Fazendo engenharia reversa de seu raciocínio: não deveria o instrutor ao "estilo
estadunidense" usar na conversa com os alunos também os demais termos na forma inglesa (printer, keyboard, tower,
diskette)?. Aproveitaria para explicar como fica "por fora da torre" o leitor de disquetes, que você definiu como
"compartimento", dando a entender que se refere ao modelo "interno", mais comum... Viu como usar nosso idioma ajuda a clarear o
raciocínio?
A propósito, você chama de "power" o interruptor de energia elétrica de seu "home"?
Em caso positivo, seus familiares e visitantes sabem a que dispositivo está se referindo?
Perdoe a ironia, embora tenha apenas empregado o mesmo recurso que usou em sua
mensagem. Não entenda esta resposta como um mero ataque frontal, mas como uma outra forma de
encarar a questão, que pode ajudar a entender o problema e a razão de ser do Movimento Nacional em Defesa da Língua Portuguesa -
MNDLP.
Consideramos que, ao nos esforçarmos para traduzir os termos estrangeiros, estamos
realizando um exercício de aprendizado que ajuda a entender melhor o significado desses termos, e isso faz com que aumentemos o
nosso conhecimento, podendo assim criar produtos em vez de apenas comprá-los prontos de outros países. A criação local de produtos
de informática é que vai permitir elevarmos nosso padrão de vida, talvez um dia nos igualarmos economicamente aos estadunidenses
que tantos tentam imitar.
Sabemos que não é fácil mudar a mentalidade, mas alguém tem de plantar a semente, para que
um dia possam ser colhidos os frutos.
P.S.: browser pode ser traduzido como "navegador", tanto que é assim que aparece na
documentação do Internet Explorer, e seu concorrente direto foi batizado como "Netscape Navigator".

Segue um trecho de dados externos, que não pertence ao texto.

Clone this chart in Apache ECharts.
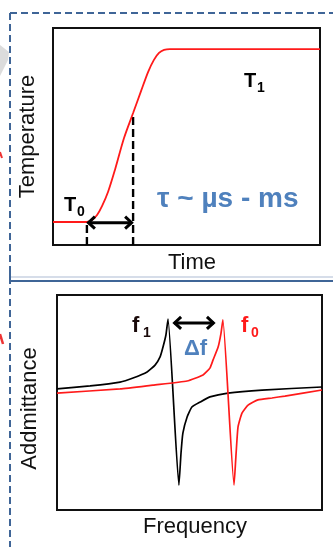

Mouse, em português e espanhol, foi traduzido como rato, ratón. Se os brasileiros
não gostam de pegar no rato, nem no ratinho, podem denominar o produto como dispositivo apontador, ou simplesmente como apontador -
pois ele serve justamente para apontar um lugar na tela, usando-se o botão para confirmar a opção por esse lugar.
Por quê não usamos keyboard em vez de teclado, seguindo seu raciocínio? Veja que o
problema da inteligibilidade (você escolheu a palavra, eu usaria "compreensão", de pronúncia mais coloquial) está mais relacionado
ao termo escolhido na tradução - e ao costume de usá-lo - que a uma questão de absorção de conceitos. ...
(*) Carlos Pimentel Mendes é
jornalista, editor de Novo Milênio e membro do MNDLP.
Caro LFAP, assim chamado para evitar a identificação,
como pediu na mensagem abaixo transcrita:
Conta uma lenda que uma pessoa foi aconselhada por um sábio a ir ao
alto de um monte e espalhar pedacinhos de papel, ao sabor do vento. Cumpriu a tarefa e voltou ao sábio, que então lhe mandou
recolher todos os papelitos que espalhara. A pessoa bem que tentou, mas tornou à presença do sábio, triste por não ter conseguido
cumprir essa nova tarefa: alguns dos papéis voaram longe e talvez nunca sejam encontrados.
Respondeu o sábio: assim são as palavras: uma vez lançadas ao vento, é
praticamente impossível recolhê-las todas depois, daí ser tão importante pensar bem antes de falar.
Fiz o que pude para satisfazê-lo. A sigla já não o identifica, mas não
posso garantir que versões anteriores desta página, ou de suas mensagens na lista, não estejam circulando mundo afora, copiadas
pelos internautas e arquivadas por sistemas de pesquisa automática na Internet. Elas talvez ressurjam das cinzas, nos locais e
momentos mais inesperados.
Seja feliz!
Pimentel
Prezado Pimentel,
Saudações!
Há cerca de dois anos atrás eu participei da lista de discussão em defesa
do idioma nacional. Infelizmente, durante a minha participação, enviei opiniões extremadas e imaturas, o que acabou gerando certas
desavenças entre alguns integrantes da lista. Peço, sinceramente, que me desculpe por tais atitudes desastradas da minha parte.
Sendo assim, gostaria de solicitar, por gentileza, que o senhor retire os
meus depoimentos da sua página na Internet.